Sebulan paling banyak ia hanya mampu kirim uang ke kampung tak lebih dari Rp 300 ribu. Angka itu dicapai setelah ia ngirit habis. Untuk kontrakan satu petak Rp 430 ribu per bulan patungan dengan enam orang. Bahkan Rabu kemarin, Karim dan teman-teman seprofesinya tampak kusut. Apa sebab? Para istri di kampung pada teriak harga beras Rp 6.000.

“Pak, pulang, beras Rp 6.000. Utangan sudah numpuk di tetangga”, kata Karim prihatin menirukan istrinya yang mengabari lewat telepon milik tetangga kontrakan. Demikian pula bini Wardiman, pengasong yang sudah 15 tahun berdagang juga sudah menjerit kejepit utangan beras. Jika Zulfansyah, Karim, dan Wardiman yang demikian rumit menyiasati hidup terus dipaksa memenuhi kutipan-kutipan biadab itu, pada siapa mereka mengadu.

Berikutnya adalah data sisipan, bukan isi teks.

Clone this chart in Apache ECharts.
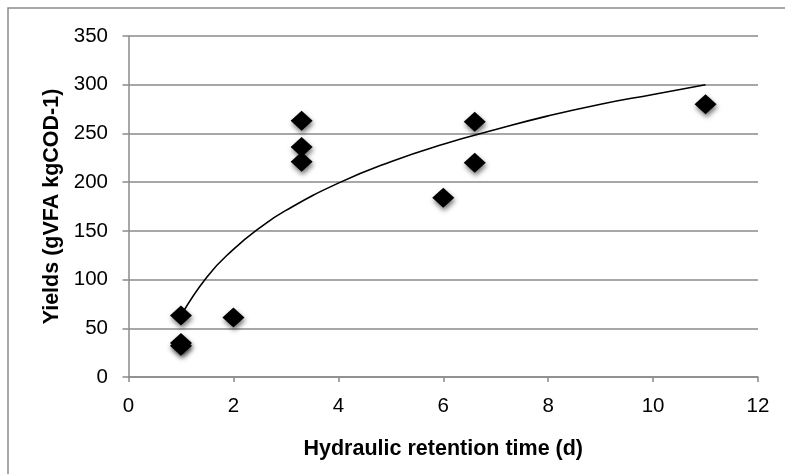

Seorang aparat keamanan di Pasar Minggu yang biasa dipanggil Alex tanpa tedeng aling-aling mengaku, “Di Indonesia ini coba anda lihat, apa ada yang tidak korupsi. Mereka yang di atas saja bebas-bebas saja kok. Kami ini kan cuma kutipan kecil yang juga harus setor ke aparat. Korupsi di jalanan ini sudah didikan dari atasnya,” ujar lelaki berbadan gempal itu.

Benar seloroh seorang pekerja sosial di Jakarta. “Kalau kita melebur dengan komunitas pedagang pasar kita melihat pemandangan yang sampai pada kesimpulan, peran negara untuk rakyat kecil memang tidak ada. Lihat saja, yang mengamankan mereka jualan bukan negara melainkan preman-preman pasar. Kalau ada aparat negara yang turun prilakunya juga tak jauh beda, sama-sama menuntut setoran. Konyolnya, yang kecil selalu kalah dan tertindas”, kata Bapak satu anak yang akrab dengan dunia pasar dan pedagang kecil itu.

Itulah korupsi yang sudah menjadi darah daging bangsa ini. Sudah mengakar hingga tulang sungsum tanpa penyelesaian dan teladan yang jelas dan tegas. Tidak hanya kalangan pengusaha atas yang direpotkan olehnya. Pedagang kecil pun turut diperdaya. Bedanya, kalau pengusaha besar terluka segera diobati negara. Tetapi jika pedagang kecil yang teraniaya, adakah yang membela?